First I think you should subscribe to the info-labview mailing list. The quality of advise may be is much higher. The email address to post a question is: Mailto:info-labview@pica.army.mil

To subscribe to this list go to (you should absolutely, definitely do this):

http://www.info-labview.org/resources.html#FAQ

Also, there is some good literature you should have. Keithley Instruments, Inc. publishes two good handbooks you should acquire: Low Level Measurements, Precision DC Current, Voltage and Resistance Measurments, and Switching Handbook, A Guide to Signal Switching in Automated Test Systems (your application sounds more like a high speed switching app than an analog control app - you may not be able to do what you want with the DAQ board you have). These books are free if you contact Keithley. You will have to call or write to get these books.

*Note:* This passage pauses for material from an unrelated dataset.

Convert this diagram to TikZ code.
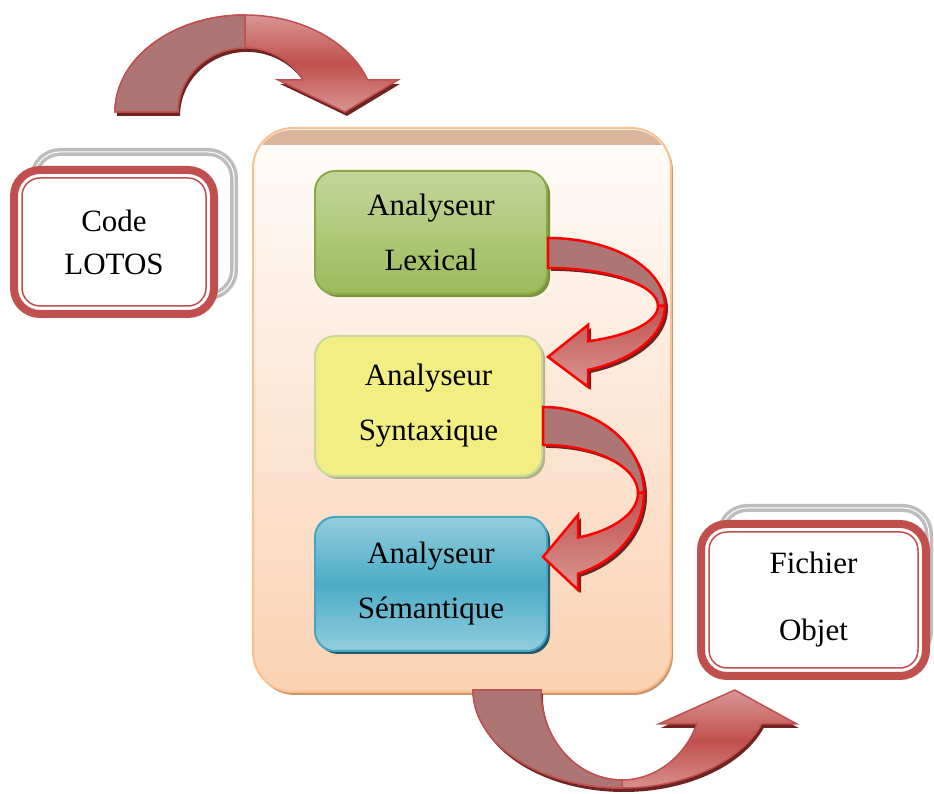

Their website is: www.keithley.com

In the US Phone:
Direct: 440-248-0400
U.S. Toll-Free: 800-552-1115
Fax: 440-248-6168

From Amazon.com you can get Grounding and Shielding Techniques, by Ralph Morrison.

http://www.amazon.com/exec/obidos/ASIN/0471245186/104-3492923-2811911

You should also, contact National Instruments directly. They have very good phone support services at 1.800.433.3488. Also, learn your way around the Knowledge Base at NI:

http://search.ni.com/?col=alldocs&layout=TechResources&ql=a

What you are trying to do may me difficult, voltage control of +/-10microVolts is not going to be easy (it is not easy to measure this accurately, and certainly not easy to control it accurately). I am not sure you can do this with thte DAQ card you have, and certainly not without some very carefully selected and assembled accessory equipment.

A last piece of advise, try to describe your problem fully to get good advise. The impedance and other characterists of the load (laser amplifier?) are going to be very important. This equipment is going to react with the current source significantly at the very low voltages you describe. If I were you, I would just present all the specifications of the laser immediately.

You are going to know a whole lot of new stuff by the time you get this one figured out.

Good luck,
Mike